EXERCISE INSTRUCTIONS — Quote the data below in full, minus the images.

SUPPLIED INFORMATION —
---

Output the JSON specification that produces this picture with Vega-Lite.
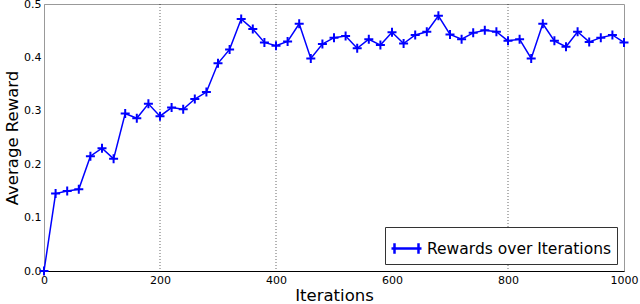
{
  "$schema": "https://vega.github.io/schema/vega-lite/v6.json",
  "width": 580,
  "height": 267,
  "autosize": {"type": "none"},
  "padding": {"left": 44, "top": 4, "right": 16, "bottom": 33},
  "background": "white",
  "config": {
    "font": "DejaVu Sans",
    "view": {"stroke": "#999", "strokeWidth": 1},
    "axis": {"grid": false, "ticks": false, "labelPadding": 3, "domainColor": "#000", "labelColor": "#000", "titleColor": "#000", "labelFontSize": 11, "titleFontSize": 16.5, "titleFontWeight": "normal"}
  },
  "datasets": {
    "rewards": [
      {"iter": 0, "reward": 0.0},
      {"iter": 20, "reward": 0.145},
      {"iter": 40, "reward": 0.150},
      {"iter": 60, "reward": 0.153},
      {"iter": 80, "reward": 0.215},
      {"iter": 100, "reward": 0.230},
      {"iter": 120, "reward": 0.210},
      {"iter": 140, "reward": 0.295},
      {"iter": 160, "reward": 0.286},
      {"iter": 180, "reward": 0.313},
      {"iter": 200, "reward": 0.290},
      {"iter": 220, "reward": 0.306},
      {"iter": 240, "reward": 0.303},
      {"iter": 260, "reward": 0.322},
      {"iter": 280, "reward": 0.335},
      {"iter": 300, "reward": 0.389},
      {"iter": 320, "reward": 0.415},
      {"iter": 340, "reward": 0.472},
      {"iter": 360, "reward": 0.453},
      {"iter": 380, "reward": 0.428},
      {"iter": 400, "reward": 0.422},
      {"iter": 420, "reward": 0.430},
      {"iter": 440, "reward": 0.463},
      {"iter": 460, "reward": 0.398},
      {"iter": 480, "reward": 0.425},
      {"iter": 500, "reward": 0.437},
      {"iter": 520, "reward": 0.440},
      {"iter": 540, "reward": 0.417},
      {"iter": 560, "reward": 0.434},
      {"iter": 580, "reward": 0.423},
      {"iter": 600, "reward": 0.447},
      {"iter": 620, "reward": 0.426},
      {"iter": 640, "reward": 0.442},
      {"iter": 660, "reward": 0.448},
      {"iter": 680, "reward": 0.478},
      {"iter": 700, "reward": 0.443},
      {"iter": 720, "reward": 0.434},
      {"iter": 740, "reward": 0.446},
      {"iter": 760, "reward": 0.451},
      {"iter": 780, "reward": 0.448},
      {"iter": 800, "reward": 0.431},
      {"iter": 820, "reward": 0.434},
      {"iter": 840, "reward": 0.398},
      {"iter": 860, "reward": 0.463},
      {"iter": 880, "reward": 0.431},
      {"iter": 900, "reward": 0.420},
      {"iter": 920, "reward": 0.448},
      {"iter": 940, "reward": 0.429},
      {"iter": 960, "reward": 0.437},
      {"iter": 980, "reward": 0.442},
      {"iter": 1000, "reward": 0.428}
    ],
    "grid": [{"iter": 200}, {"iter": 400}, {"iter": 800}]
  },
  "layer": [
    {
      "data": {"name": "grid"},
      "mark": {"type": "rule", "color": "#000", "strokeWidth": 0.6, "strokeDash": [1, 2]},
      "encoding": {
        "x": {"field": "iter", "type": "quantitative", "scale": {"domain": [0, 1000]}}
      }
    },
    {
      "data": {"name": "rewards"},
      "transform": [{"calculate": "'Rewards over Iterations'", "as": "series"}],
      "mark": {"type": "line", "strokeWidth": 1.5},
      "encoding": {
        "x": {"field": "iter", "type": "quantitative", "title": "Iterations", "scale": {"domain": [0, 1000], "nice": false}, "axis": {"values": [0, 200, 400, 600, 800, 1000], "format": "d", "labelFlush": false, "titlePadding": 2}},
        "y": {"field": "reward", "type": "quantitative", "title": "Average Reward", "scale": {"domain": [0, 0.5], "nice": false}, "axis": {"values": [0, 0.1, 0.2, 0.3, 0.4, 0.5], "format": ".1f", "titlePadding": 3, "domainColor": "#999"}},
        "color": {"field": "series", "type": "nominal", "scale": {"range": ["#0000ff"]}, "legend": {"title": null, "orient": "bottom-right", "offset": 7, "symbolType": "M-1,0H1M-0.8,-0.35V0.35M0.8,-0.35V0.35", "symbolSize": 900, "symbolStrokeWidth": 2.5, "symbolFillColor": "transparent", "labelFontSize": 15.5, "labelLimit": 0, "labelColor": "#000", "strokeColor": "#333", "fillColor": "white", "padding": 5, "cornerRadius": 0}}
      }
    },
    {
      "data": {"name": "rewards"},
      "mark": {"type": "point", "shape": "M-1,0H1M0,-1V1", "filled": false, "color": "#0000ff", "strokeWidth": 2, "size": 81, "opacity": 1},
      "encoding": {
        "x": {"field": "iter", "type": "quantitative"},
        "y": {"field": "reward", "type": "quantitative"}
      }
    }
  ]
}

---

THE SOLUTION —
Output the JSON specification that produces this picture with Vega-Lite.
{
  "$schema": "https://vega.github.io/schema/vega-lite/v6.json",
  "width": 580,
  "height": 267,
  "autosize": {"type": "none"},
  "padding": {"left": 44, "top": 4, "right": 16, "bottom": 33},
  "background": "white",
  "config": {
    "font": "DejaVu Sans",
    "view": {"stroke": "#999", "strokeWidth": 1},
    "axis": {"grid": false, "ticks": false, "labelPadding": 3, "domainColor": "#000", "labelColor": "#000", "titleColor": "#000", "labelFontSize": 11, "titleFontSize": 16.5, "titleFontWeight": "normal"}
  },
  "datasets": {
    "rewards": [
      {"iter": 0, "reward": 0.0},
      {"iter": 20, "reward": 0.145},
      {"iter": 40, "reward": 0.150},
      {"iter": 60, "reward": 0.153},
      {"iter": 80, "reward": 0.215},
      {"iter": 100, "reward": 0.230},
      {"iter": 120, "reward": 0.210},
      {"iter": 140, "reward": 0.295},
      {"iter": 160, "reward": 0.286},
      {"iter": 180, "reward": 0.313},
      {"iter": 200, "reward": 0.290},
      {"iter": 220, "reward": 0.306},
      {"iter": 240, "reward": 0.303},
      {"iter": 260, "reward": 0.322},
      {"iter": 280, "reward": 0.335},
      {"iter": 300, "reward": 0.389},
      {"iter": 320, "reward": 0.415},
      {"iter": 340, "reward": 0.472},
      {"iter": 360, "reward": 0.453},
      {"iter": 380, "reward": 0.428},
      {"iter": 400, "reward": 0.422},
      {"iter": 420, "reward": 0.430},
      {"iter": 440, "reward": 0.463},
      {"iter": 460, "reward": 0.398},
      {"iter": 480, "reward": 0.425},
      {"iter": 500, "reward": 0.437},
      {"iter": 520, "reward": 0.440},
      {"iter": 540, "reward": 0.417},
      {"iter": 560, "reward": 0.434},
      {"iter": 580, "reward": 0.423},
      {"iter": 600, "reward": 0.447},
      {"iter": 620, "reward": 0.426},
      {"iter": 640, "reward": 0.442},
      {"iter": 660, "reward": 0.448},
      {"iter": 680, "reward": 0.478},
      {"iter": 700, "reward": 0.443},
      {"iter": 720, "reward": 0.434},
      {"iter": 740, "reward": 0.446},
      {"iter": 760, "reward": 0.451},
      {"iter": 780, "reward": 0.448},
      {"iter": 800, "reward": 0.431},
      {"iter": 820, "reward": 0.434},
      {"iter": 840, "reward": 0.398},
      {"iter": 860, "reward": 0.463},
      {"iter": 880, "reward": 0.431},
      {"iter": 900, "reward": 0.420},
      {"iter": 920, "reward": 0.448},
      {"iter": 940, "reward": 0.429},
      {"iter": 960, "reward": 0.437},
      {"iter": 980, "reward": 0.442},
      {"iter": 1000, "reward": 0.428}
    ],
    "grid": [{"iter": 200}, {"iter": 400}, {"iter": 800}]
  },
  "layer": [
    {
      "data": {"name": "grid"},
      "mark": {"type": "rule", "color": "#000", "strokeWidth": 0.6, "strokeDash": [1, 2]},
      "encoding": {
        "x": {"field": "iter", "type": "quantitative", "scale": {"domain": [0, 1000]}}
      }
    },
    {
      "data": {"name": "rewards"},
      "transform": [{"calculate": "'Rewards over Iterations'", "as": "series"}],
      "mark": {"type": "line", "strokeWidth": 1.5},
      "encoding": {
        "x": {"field": "iter", "type": "quantitative", "title": "Iterations", "scale": {"domain": [0, 1000], "nice": false}, "axis": {"values": [0, 200, 400, 600, 800, 1000], "format": "d", "labelFlush": false, "titlePadding": 2}},
        "y": {"field": "reward", "type": "quantitative", "title": "Average Reward", "scale": {"domain": [0, 0.5], "nice": false}, "axis": {"values": [0, 0.1, 0.2, 0.3, 0.4, 0.5], "format": ".1f", "titlePadding": 3, "domainColor": "#999"}},
        "color": {"field": "series", "type": "nominal", "scale": {"range": ["#0000ff"]}, "legend": {"title": null, "orient": "bottom-right", "offset": 7, "symbolType": "M-1,0H1M-0.8,-0.35V0.35M0.8,-0.35V0.35", "symbolSize": 900, "symbolStrokeWidth": 2.5, "symbolFillColor": "transparent", "labelFontSize": 15.5, "labelLimit": 0, "labelColor": "#000", "strokeColor": "#333", "fillColor": "white", "padding": 5, "cornerRadius": 0}}
      }
    },
    {
      "data": {"name": "rewards"},
      "mark": {"type": "point", "shape": "M-1,0H1M0,-1V1", "filled": false, "color": "#0000ff", "strokeWidth": 2, "size": 81, "opacity": 1},
      "encoding": {
        "x": {"field": "iter", "type": "quantitative"},
        "y": {"field": "reward", "type": "quantitative"}
      }
    }
  ]
}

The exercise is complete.